Denver-based Midway Gold (TSX:MDW,NYSE:MDW) is off to a good start this week following a double whammy announcement regarding both a resource upgrade and a budget boost. The Nevada-focused gold company saw its share price climb 4.12 percent following the news.
Causing all the fuss is no doubt the exciting 102-percent increase in the mineral resource estimate for Midway’s Spring Valley project. It now sits at 4.37 million ounces of measured and indicated gold. Additionally, the company has bumped up the measured and indicated resource’s grade by 20 percent. The project’s inferred resource now comes to 1.07 million ounces. To get to those results, the company revised its previous estimates using the results collected from the 2011 to 2013 drilling seasons.
As one Midway investor noted in a Seeking Alpha article, “[t]his update re-emphasizes there’s deep value in Midway Gold, beyond the near-term production Pan project in Nevada.”
The Investment Doctor also points out that while the resource update wasn’t unexpected, it does put the project “in the league of major exploration projects in the USA.” The substantial increase in average grade is also encouraging as it could be construed as an indication that the project’s economics will be superior.
Likewise, Haywood Securities analyst Geordie Mark views Midway’s news as positive for the company, explaining in a research note to clients that the updated resource “not only heightens the total known gold endowment on the project, but also shows a significant increase in the contained ounces and grade of gold within M&I resources. Whittle Pit constrained resources at Spring Valley also stand at 3.73 Mox gold grading 0.84 /g/t using $1,300 per ounce gold price.”

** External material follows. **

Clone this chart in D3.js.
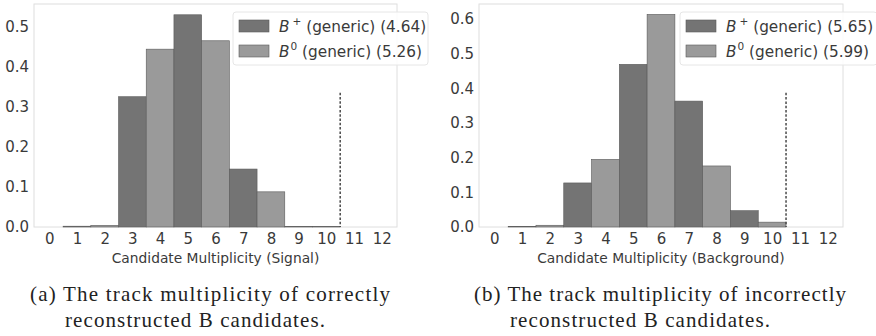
<!DOCTYPE html>
<html>
<head>
<meta charset="utf-8">
<script src="https://cdn.jsdelivr.net/npm/d3@7"></script>
<style>
  body { margin: 0; background: #fff; }
</style>
</head>
<body>
<div id="chart"></div>
<script>
// multiplicity bins 0..12
const bins = d3.range(0, 13);
const xTicks = d3.range(0, 13);

// signal panel
const signalValues = [0, 0.002, 0.004, 0.326, 0.445, 0.531, 0.466, 0.145, 0.088, 0.001, 0.001, 0, 0];
const signalTicks = [0, 0.1, 0.2, 0.3, 0.4, 0.5];
const signalLegend = [["+", "4.64"], ["0", "5.26"]];

// background panel
const bkgValues = [0, 0.002, 0.005, 0.127, 0.195, 0.469, 0.613, 0.363, 0.176, 0.047, 0.014, 0, 0];
const bkgTicks = [0, 0.1, 0.2, 0.3, 0.4, 0.5, 0.6];
const bkgLegend = [["+", "5.65"], ["0", "5.99"]];

const cutValue = 10.5;

const sans = "DejaVu Sans, sans-serif";

const svg = d3.select("#chart").append("svg")
    .attr("width", 876)
    .attr("height", 336);

function drawPanel(opts) {
    const width = opts.right - opts.left,
        height = opts.bottom - opts.top;
    const g = svg.append("g")
        .attr("transform", `translate(${opts.left},${opts.top})`);

    const x = d3.scaleLinear().domain([-0.55, 12.55]).range([0, width]);
    const y = d3.scaleLinear().domain([0, opts.yMax]).range([height, 0]);

    // frame
    g.append("rect")
        .attr("width", width).attr("height", height)
        .attr("fill", "none").attr("stroke", "#dedede").attr("stroke-width", 1);

    // bars, colour alternates dark / light
    g.append("g").selectAll("rect")
        .data(opts.values.map((v, i) => ({ bin: bins[i], value: v })))
        .join("rect")
        .attr("x", d => x(d.bin - 0.5))
        .attr("y", d => y(d.value))
        .attr("width", x(1) - x(0))
        .attr("height", d => height - y(d.value))
        .attr("fill", d => d.bin % 2 === 1 ? "#747474" : "#9a9a9a")
        .attr("stroke", "#5a5a5a")
        .attr("stroke-width", 0.6);

    // dashed cut line
    g.append("line")
        .attr("x1", x(cutValue)).attr("x2", x(cutValue))
        .attr("y1", y(opts.cutTop)).attr("y2", y(0))
        .attr("stroke", "#4a4a4a").attr("stroke-width", 1.5)
        .attr("stroke-dasharray", "2.5,1.8");

    // axes
    const xAxis = g.append("g")
        .attr("transform", `translate(0,${height})`)
        .call(d3.axisBottom(x).tickValues(xTicks).tickSize(0).tickPadding(6));
    const yAxis = g.append("g")
        .call(d3.axisLeft(y).tickValues(opts.ticks).tickSize(0).tickPadding(5)
            .tickFormat(d3.format(".1f")));
    [xAxis, yAxis].forEach(a => {
        a.select(".domain").remove();
        a.selectAll("text").attr("font-size", "15px").attr("fill", "#3a3a3a")
            .style("font-family", sans);
    });

    g.append("text")
        .attr("x", width / 2).attr("y", height + 36)
        .attr("text-anchor", "middle")
        .style("font-family", sans)
        .attr("font-size", "13.8px").attr("fill", "#3a3a3a")
        .text(opts.title);

    // legend
    const lg = g.append("g").attr("transform", `translate(${opts.legendX},8)`);
    lg.append("rect")
        .attr("width", opts.legendW).attr("height", 53)
        .attr("rx", 3)
        .attr("fill", "#fff").attr("fill-opacity", 0.85)
        .attr("stroke", "#e6e6e6");
    opts.legend.forEach((item, i) => {
        const yy = 14 + i * 25;
        lg.append("rect")
            .attr("x", 6).attr("y", yy - 6).attr("width", 30).attr("height", 12)
            .attr("fill", i === 0 ? "#747474" : "#9a9a9a")
            .attr("stroke", "#5a5a5a").attr("stroke-width", 0.6);
        const t = lg.append("text")
            .attr("x", 46).attr("y", yy + 6)
            .style("font-family", sans)
            .attr("font-size", "15.3px").attr("fill", "#3a3a3a");
        t.append("tspan").attr("font-style", "italic").text("B");
        t.append("tspan").attr("font-size", "10.5px").attr("dy", -7).attr("dx", item[0] === "+" ? 3 : 1).text(item[0]);
        t.append("tspan").attr("dy", 7).text(` (generic) (${item[1]})`);
    });
}

drawPanel({
    left: 34, right: 397, top: 4, bottom: 227,
    yMax: 0.558, values: signalValues, ticks: signalTicks,
    cutTop: 0.336, legend: signalLegend, legendX: 199, legendW: 195,
    title: "Candidate Multiplicity (Signal)"
});
drawPanel({
    left: 479, right: 843, top: 4, bottom: 227,
    yMax: 0.643, values: bkgValues, ticks: bkgTicks,
    cutTop: 0.387, legend: bkgLegend, legendX: 201, legendW: 197,
    title: "Candidate Multiplicity (Background)"
});

// captions (hanging indent for the second line)
const captions = [
    { x: 30, indent: 35, widths: [360, 260],
      lines: ["(a) The track multiplicity of correctly", "reconstructed B candidates."] },
    { x: 474, indent: 36, widths: [372, 260],
      lines: ["(b) The track multiplicity of incorrectly", "reconstructed B candidates."] }
];
captions.forEach(c => {
    c.lines.forEach((line, i) => {
        svg.append("text")
            .attr("x", c.x + (i ? c.indent : 0)).attr("y", 301 + i * 26)
            .style("font-family", "Liberation Serif, DejaVu Serif, serif")
            .attr("font-size", "21px").attr("fill", "#222")
            .attr("textLength", c.widths[i])
            .attr("lengthAdjust", "spacing")
            .text(line);
    });
});
</script>
</body>
</html>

Indeed, the company is pleased that beyond the simple resource estimate, Spring Valley has excellent growth potential and exploration upside. That’s because the resource currently remains open to the south, the northwest and at depth. The company also notes in today’s press release that several high-potential drill targets have been identified outside the current resource area.

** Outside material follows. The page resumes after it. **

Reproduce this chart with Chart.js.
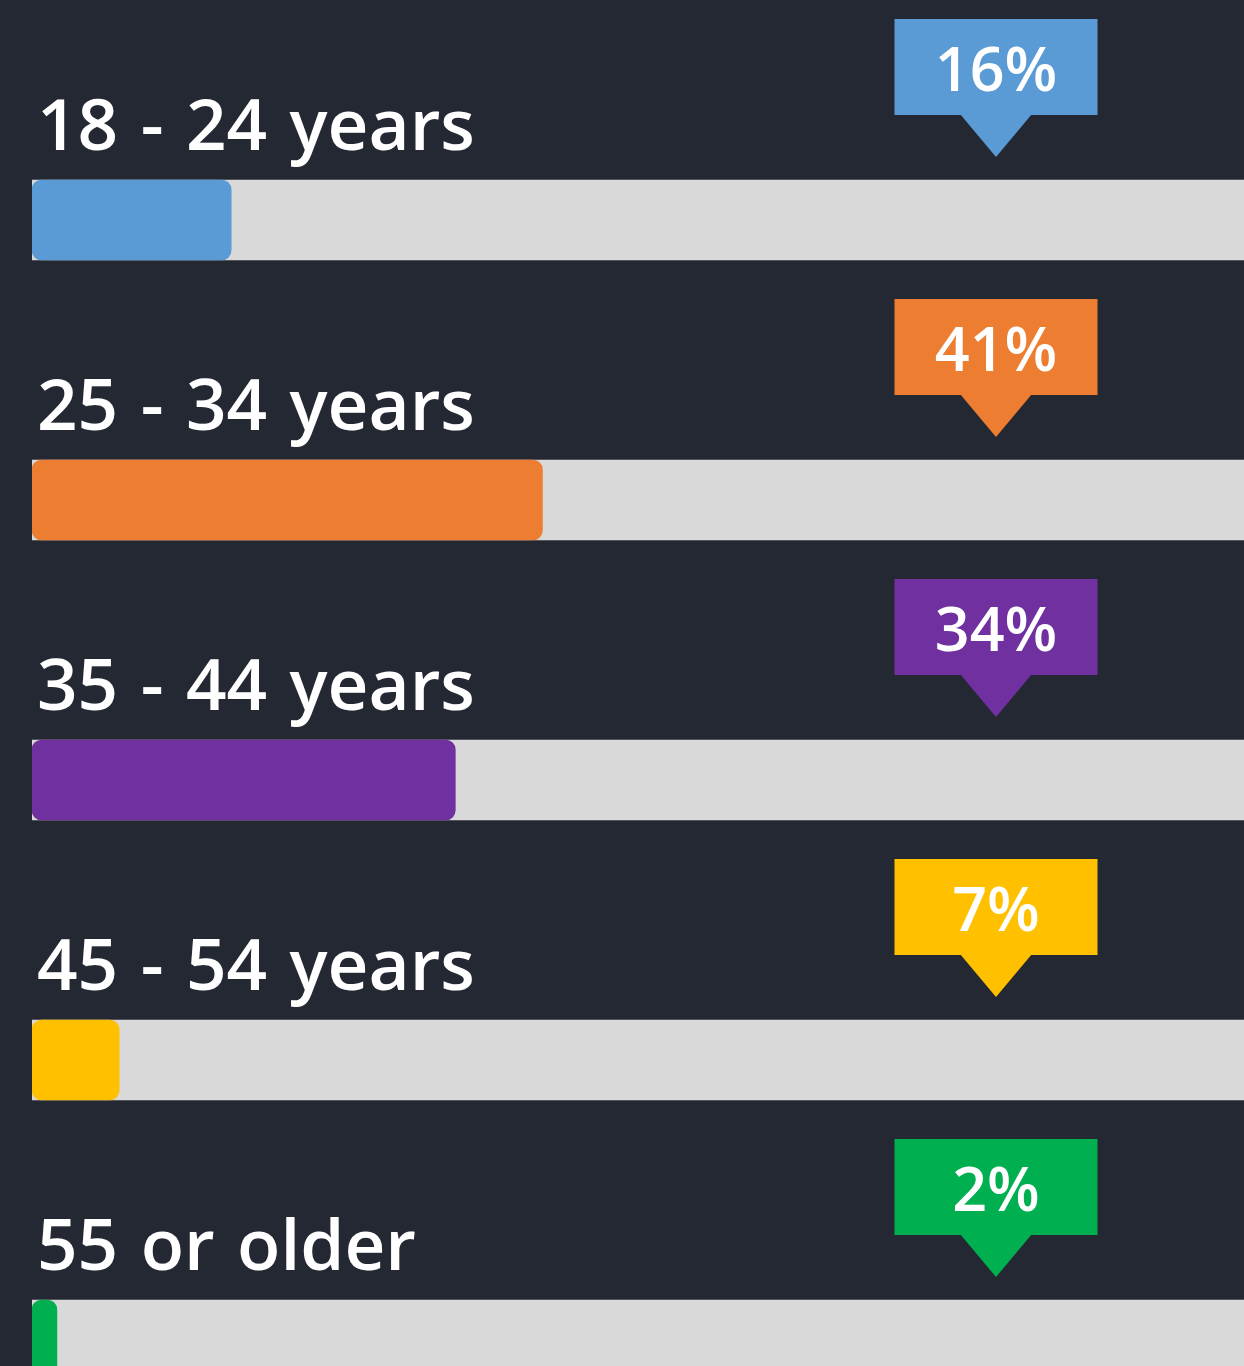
<!DOCTYPE html>
<html>
<head>
<meta charset="utf-8">
<script src="https://cdn.jsdelivr.net/npm/chart.js@4"></script>
<style>
    html, body { margin: 0; padding: 0; background: #242832; overflow: hidden; }
    #wrap { width: 1290px; height: 1480px; }
</style>
</head>
<body>
<div id="wrap"><canvas id="chartEdades"></canvas></div>
<script>
// datos
const categorias = ['18 - 24 years', '25 - 34 years', '35 - 44 years', '45 - 54 years', '55 or older'];
const porcentajes = [16, 41, 34, 7, 2];
const pista = [100, 100, 100, 100, 100];
const colores = ['#5B9BD5', '#ED7D31', '#7030A0', '#FFC000', '#00B050'];

const fuente = '"Open Sans", "DejaVu Sans", sans-serif';

// etiquetas encima de cada barra y globos con el porcentaje
const etiquetasPlugin = {
    id: 'etiquetas',
    afterDatasetsDraw(chart) {
        const c = chart.ctx;
        const meta = chart.getDatasetMeta(0);
        c.save();
        meta.data.forEach(function (bar, i) {
            const top = bar.y - bar.height / 2;

            // texto de la categoria
            c.fillStyle = '#ffffff';
            c.font = '600 71px ' + fuente;
            c.textAlign = 'left';
            c.textBaseline = 'alphabetic';
            c.wordSpacing = '4px';
            c.fillText(categorias[i], 37, top - 30);
            c.wordSpacing = '0px';

            // globo
            const cx = 996;
            const w = 203, h = 96;
            const boxBottom = top - 65;
            const boxTop = boxBottom - h;
            c.fillStyle = colores[i];
            c.fillRect(cx - w / 2, boxTop, w, h);
            c.beginPath();
            c.moveTo(cx - 36, boxBottom - 1);
            c.lineTo(cx + 36, boxBottom - 1);
            c.lineTo(cx, boxBottom + 42);
            c.closePath();
            c.fill();

            c.fillStyle = '#ffffff';
            c.font = '600 61px ' + fuente;
            c.textAlign = 'center';
            c.fillText(porcentajes[i] + '%', cx, boxTop + 72);
        });
        c.restore();
    }
};

new Chart(document.getElementById('chartEdades'), {
    type: 'bar',
    data: {
        labels: categorias,
        datasets: [{
            label: 'Porcentaje',
            data: porcentajes,
            backgroundColor: colores,
            borderRadius: 10,
            borderSkipped: false,
            barThickness: 80,
            order: 0
        }, {
            label: 'Pista',
            data: pista,
            backgroundColor: '#D9D9D9',
            borderRadius: 0,
            barThickness: 80,
            order: 1
        }]
    },
    options: {
        indexAxis: 'y',
        responsive: true,
        maintainAspectRatio: false,
        animation: false,
        layout: {
            padding: { left: 32, right: 13, top: 80, bottom: 0 }
        },
        datasets: {
            bar: { grouped: false }
        },
        plugins: {
            legend: { display: false },
            tooltip: { enabled: false }
        },
        scales: {
            x: { display: false, min: 0, max: 100 },
            y: { display: false }
        }
    },
    plugins: [etiquetasPlugin]
});
</script>
</body>
</html>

“We are thoroughly impressed with the continued growth and the significant quality upgrade at Spring Valley,” said Ken Brunk, president and CEO of Midway, reaffirming that the project continues to give the company confidence in Spring Valley’s future potential as a world-class gold mine.
In addition to the resource upgrade, Midway said that its joint venture partner, Barrick Gold (TSX:ABX,NYSE:ABX), has budgeted $17.4 million for the project, including $9 million for infill drilling and $8.4 million for preparation of a prefeasiblity study and other development-related expenses.
Mark added, the new “accelerated budget on the project heightens our belief in Barrick’s drive to move more rapidly to completing a PFS-level study on the project.”
Haywood has a “buy” rating on Midway Gold with a target price of $1.65. The firm’s investment thesis is based on its confidence that the company will evolve into a gold production company in the near term through the development of the Pan gold project in Nevada. So far, Midway has started construction on Pan and is projecting first gold pour for in late Q4. The company is planning on using an open-pit, heap leach operation to take advantage of Pan’s proven and probable reserves of 48 million tonnes grading 0.56 grams per tonne gold and containing 0.88 million ounces.
In all, Tuesday’s news remains encouraging, bringing to light the fact that given its project pipeline, Midway Gold is definitely more than a one-hit wonder.
Securities Disclosure: I, Vivien Diniz, hold no investment interest in any of the companies mentioned.